Har-Shalom estimates that, in the latter category, between 150,000 and 200,000 will be forced to prove their Jewishness at some point, while some 20,000 of those with "no religion" are actually Jewish and would be able to prove it.
For Russians, however, coming up with this proof can be extremely difficult after generations of being cut off from Jewish communities, under conditions that often forced them to hide their Jewishness, and the inevitable resulting assimilation.
"We're actually still dealing with the results of the Holocaust," Har-Shalom tells Haaretz, because that cataclysmic disruption of Jewish life broke family ties and destroyed so much documentation," he says. "The Holocaust is still a live issue as we make all our inquiries and investigations. Almost everyone who comes to us is a victim of the Holocaust in that it is hard to prove he is Jewish, even though he is."

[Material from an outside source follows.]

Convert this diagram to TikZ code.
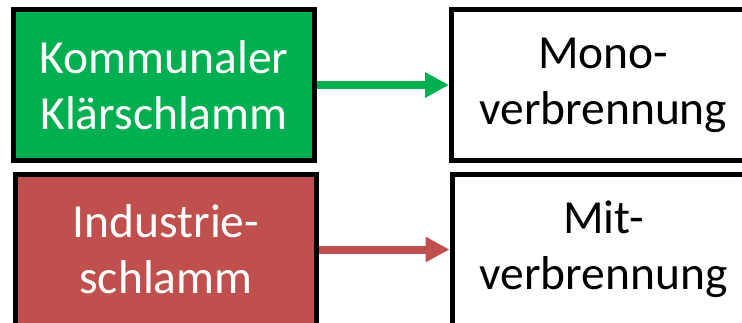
\documentclass[tikz,border=0pt]{standalone}
\usepackage{fontspec}
\setmainfont{Carlito}
\usetikzlibrary{arrows.meta}
\definecolor{offgreen}{HTML}{00B050}
\definecolor{offred}{HTML}{C0504D}
\begin{document}
\begin{tikzpicture}[x=1pt,y=-1pt,
  box/.style={draw=black,line width=5pt,inner sep=0pt,align=center,
    minimum height=151pt,font=\fontsize{47.5}{56}\selectfont},
  conn/.style={line width=8pt,-{Triangle[length=24pt,width=24pt]}}]
\useasboundingbox (0,0) rectangle (742,322);
\clip (0,0) rectangle (742,322);
\node[box,fill=offgreen,text=white,minimum width=301pt] (k) at (164,85) {Kommunaler\\Klärschlamm};
\node[box,fill=white,text=black,minimum width=303.5pt] (m) at (603.25,85) {Mono-\\verbrennung};
\node[box,fill=offred,text=white,minimum width=301pt] (i) at (166,249.5) {Industrie-\\schlamm};
\node[box,fill=white,text=black,minimum width=303pt] (t) at (603.5,249.5) {Mit-\\verbrennung};
\draw[conn,offgreen] (k.east) -- (m.west);
\draw[conn,offred] (i.east) -- (t.west);
\end{tikzpicture}
\end{document}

The work of Har-Shalom and his team of investigators demands special types of expertise. "First of all, we deal with genealogy, investigating one's origins and family tree. We must try to establish a continuous line of Jewish maternity, since that's what the halakha [Jewish religious law] demands," Har-Shalom explains.
To build a reliable family tree, "we must have an excellent command of Russian, and also know Yiddish, along with all the dialects," he says. "We need to know history - Jewish history, the history of the czarist empire, and Soviet history, with a stress on the Holocaust and Stalin era.
"We have to know the geography of the former Soviet Union, which is a sixth of the world's land mass, because Jews wandered from coast to coast in this vast area. We need connections in today's Commonwealth of Independent States and in other countries, particularly with rabbis and Jewish communities, who help us get documents.
"We also need a background in halakha and be involved with the Israeli rabbinate, to understand how the rabbinic courts here work," Har-Shalom says. "Fortunately, we have built a trusting relationship with them."
In its six years, Shorashim has handled thousands of cases. So far in 2011, the center has taken on 550 cases, and has successfully obtained rabbinical court approval of Jewishness in 90 percent of them.
According to Shalom Norman, who oversees the Triguboff Foundation's activity in Israel, a case that comes to Shorashim can cost anywhere between NIS 1,000 and NIS 10,000 to conclude, depending on whether a researcher has to fly to Europe or the former Soviet Union to obtain documentation.
"We are engaged in the art of the possible, and it's a race against time," says Norman. "As time passes, it will be harder for people to find the family documents or take testimony from the elderly grandmother, and as time passes there will be places in the former Soviet Union that will become harder to work with."
He estimates that in five years, most immigrants from the former Soviet Union will have no choice but to undergo conversion.
But until then, Shorashim will fight to prove every case, because proving Jewishness has many advantages over conversion. Not only are some ultra-Orthodox elements suspicious of conversions conducted by the rabbinate, but also, while a convert "resolves the problem" only for himself and his future children, proving a person's Jewishness also proves it for his siblings and often for his cousins, as well.
"Proving Judaism is like a table that everyone can eat from, both the Haredim and the secular," says Norman.